Fees vary depending on the type. Fixed annuities are usually more straightforward, while variable and indexed annuities may have more complex fee structures. It’s important to understand how these costs affect your payout before you commit.
Inflation can also erode the value of fixed payments over time. Some annuities offer inflation riders that raise payments gradually, but these typically reduce your starting income. For many, using an annuity for basic living costs and keeping some investments for growth and flexibility strikes a better balance.
The financial strength of the insurer is another factor. These are long-term contracts, so it’s smart to choose a company with a strong reputation and high credit ratings to ensure they can meet future obligations.
Timing plays a role, too. Waiting until you're closer to retirement usually results in better payout rates and more favorable terms overall. Buying too early could lock you into significantly lower income for life.

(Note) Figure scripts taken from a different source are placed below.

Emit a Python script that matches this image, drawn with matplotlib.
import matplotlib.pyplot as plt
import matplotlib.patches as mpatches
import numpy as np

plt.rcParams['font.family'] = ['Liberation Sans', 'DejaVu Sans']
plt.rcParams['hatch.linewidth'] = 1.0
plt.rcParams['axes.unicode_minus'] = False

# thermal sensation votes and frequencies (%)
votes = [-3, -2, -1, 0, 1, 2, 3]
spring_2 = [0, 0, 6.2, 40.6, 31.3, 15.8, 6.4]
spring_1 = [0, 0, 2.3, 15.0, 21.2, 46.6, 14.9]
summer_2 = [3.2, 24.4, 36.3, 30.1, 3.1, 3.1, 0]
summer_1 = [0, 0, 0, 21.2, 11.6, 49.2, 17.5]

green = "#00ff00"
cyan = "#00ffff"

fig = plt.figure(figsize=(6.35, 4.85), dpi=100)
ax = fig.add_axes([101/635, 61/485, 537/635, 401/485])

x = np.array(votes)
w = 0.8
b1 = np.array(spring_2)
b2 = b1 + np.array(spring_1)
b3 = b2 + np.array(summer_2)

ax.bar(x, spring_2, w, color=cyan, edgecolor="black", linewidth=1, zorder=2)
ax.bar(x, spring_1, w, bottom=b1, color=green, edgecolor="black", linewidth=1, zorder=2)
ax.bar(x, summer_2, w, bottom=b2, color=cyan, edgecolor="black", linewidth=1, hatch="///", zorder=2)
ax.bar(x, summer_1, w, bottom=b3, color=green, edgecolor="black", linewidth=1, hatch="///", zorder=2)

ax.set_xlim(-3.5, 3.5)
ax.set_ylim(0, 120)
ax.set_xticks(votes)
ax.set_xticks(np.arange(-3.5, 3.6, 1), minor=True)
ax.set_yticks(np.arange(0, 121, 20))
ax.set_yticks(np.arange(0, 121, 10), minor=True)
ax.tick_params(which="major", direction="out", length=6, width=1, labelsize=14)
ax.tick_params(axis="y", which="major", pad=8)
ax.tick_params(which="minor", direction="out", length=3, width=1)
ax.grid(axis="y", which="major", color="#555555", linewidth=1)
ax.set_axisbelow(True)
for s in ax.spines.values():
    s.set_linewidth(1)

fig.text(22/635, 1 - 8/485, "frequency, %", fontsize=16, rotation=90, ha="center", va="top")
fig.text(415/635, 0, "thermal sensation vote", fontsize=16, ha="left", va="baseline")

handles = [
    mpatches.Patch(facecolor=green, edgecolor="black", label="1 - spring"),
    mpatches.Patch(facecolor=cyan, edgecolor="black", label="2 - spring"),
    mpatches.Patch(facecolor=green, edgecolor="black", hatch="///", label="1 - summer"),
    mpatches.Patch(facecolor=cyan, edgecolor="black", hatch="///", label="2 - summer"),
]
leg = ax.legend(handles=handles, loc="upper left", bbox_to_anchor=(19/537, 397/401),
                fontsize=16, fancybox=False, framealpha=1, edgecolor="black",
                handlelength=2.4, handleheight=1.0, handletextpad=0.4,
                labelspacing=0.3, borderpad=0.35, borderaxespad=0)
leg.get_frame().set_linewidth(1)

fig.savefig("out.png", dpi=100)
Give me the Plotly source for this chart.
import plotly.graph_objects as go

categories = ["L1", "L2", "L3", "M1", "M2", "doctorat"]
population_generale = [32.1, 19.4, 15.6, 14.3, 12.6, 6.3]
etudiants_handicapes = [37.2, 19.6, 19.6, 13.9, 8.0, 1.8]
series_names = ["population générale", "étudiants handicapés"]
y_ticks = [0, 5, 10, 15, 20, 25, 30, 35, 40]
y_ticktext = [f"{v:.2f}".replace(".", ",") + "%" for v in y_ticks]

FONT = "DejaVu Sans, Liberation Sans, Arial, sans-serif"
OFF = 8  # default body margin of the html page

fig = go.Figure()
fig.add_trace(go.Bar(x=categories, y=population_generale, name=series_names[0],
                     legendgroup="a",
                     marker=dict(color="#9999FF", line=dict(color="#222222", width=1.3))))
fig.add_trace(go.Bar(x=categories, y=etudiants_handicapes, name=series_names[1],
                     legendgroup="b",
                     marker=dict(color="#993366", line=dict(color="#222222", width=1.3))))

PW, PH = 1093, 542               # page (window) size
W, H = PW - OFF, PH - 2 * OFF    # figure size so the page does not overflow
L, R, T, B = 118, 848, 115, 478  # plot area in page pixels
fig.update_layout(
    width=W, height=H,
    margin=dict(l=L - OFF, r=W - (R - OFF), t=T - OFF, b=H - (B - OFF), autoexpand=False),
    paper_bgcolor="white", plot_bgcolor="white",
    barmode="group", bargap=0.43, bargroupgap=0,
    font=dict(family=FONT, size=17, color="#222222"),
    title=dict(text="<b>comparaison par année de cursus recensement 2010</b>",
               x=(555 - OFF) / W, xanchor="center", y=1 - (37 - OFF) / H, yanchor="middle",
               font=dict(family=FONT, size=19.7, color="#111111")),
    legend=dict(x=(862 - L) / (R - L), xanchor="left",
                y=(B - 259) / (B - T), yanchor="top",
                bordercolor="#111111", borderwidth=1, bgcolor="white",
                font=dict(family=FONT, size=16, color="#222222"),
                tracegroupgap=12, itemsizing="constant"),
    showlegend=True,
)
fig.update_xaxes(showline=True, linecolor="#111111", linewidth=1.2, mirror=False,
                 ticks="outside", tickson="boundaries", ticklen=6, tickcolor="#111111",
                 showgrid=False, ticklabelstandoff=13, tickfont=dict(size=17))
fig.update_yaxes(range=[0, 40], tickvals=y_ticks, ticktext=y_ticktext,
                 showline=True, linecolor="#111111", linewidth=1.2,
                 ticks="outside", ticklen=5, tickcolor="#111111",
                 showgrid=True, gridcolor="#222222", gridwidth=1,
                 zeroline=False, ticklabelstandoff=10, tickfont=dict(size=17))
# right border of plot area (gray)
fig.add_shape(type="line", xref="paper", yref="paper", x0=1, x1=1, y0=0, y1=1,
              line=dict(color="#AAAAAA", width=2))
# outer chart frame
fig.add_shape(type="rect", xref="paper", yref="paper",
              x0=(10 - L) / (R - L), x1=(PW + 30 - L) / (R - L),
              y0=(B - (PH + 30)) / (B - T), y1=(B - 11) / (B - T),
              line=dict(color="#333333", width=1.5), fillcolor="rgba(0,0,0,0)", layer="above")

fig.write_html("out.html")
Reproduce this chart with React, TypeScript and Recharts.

Annuities Can Bring Peace of Mind to Retirement
Retirement isn’t just about numbers—it’s about feeling secure. For people who don’t want to keep worrying about where the next check is coming from, an annuity can provide structure and relief. There’s comfort in knowing that no matter what happens with markets or inflation, your income continues. While they’re not the answer to every retirement concern, annuities can be a helpful part of a broader strategy—especially for those who value simplicity and consistency. They turn part of your savings into something more stable: income you can count on. If you want retirement to feel more like a plan, an annuity might be worth a closer look.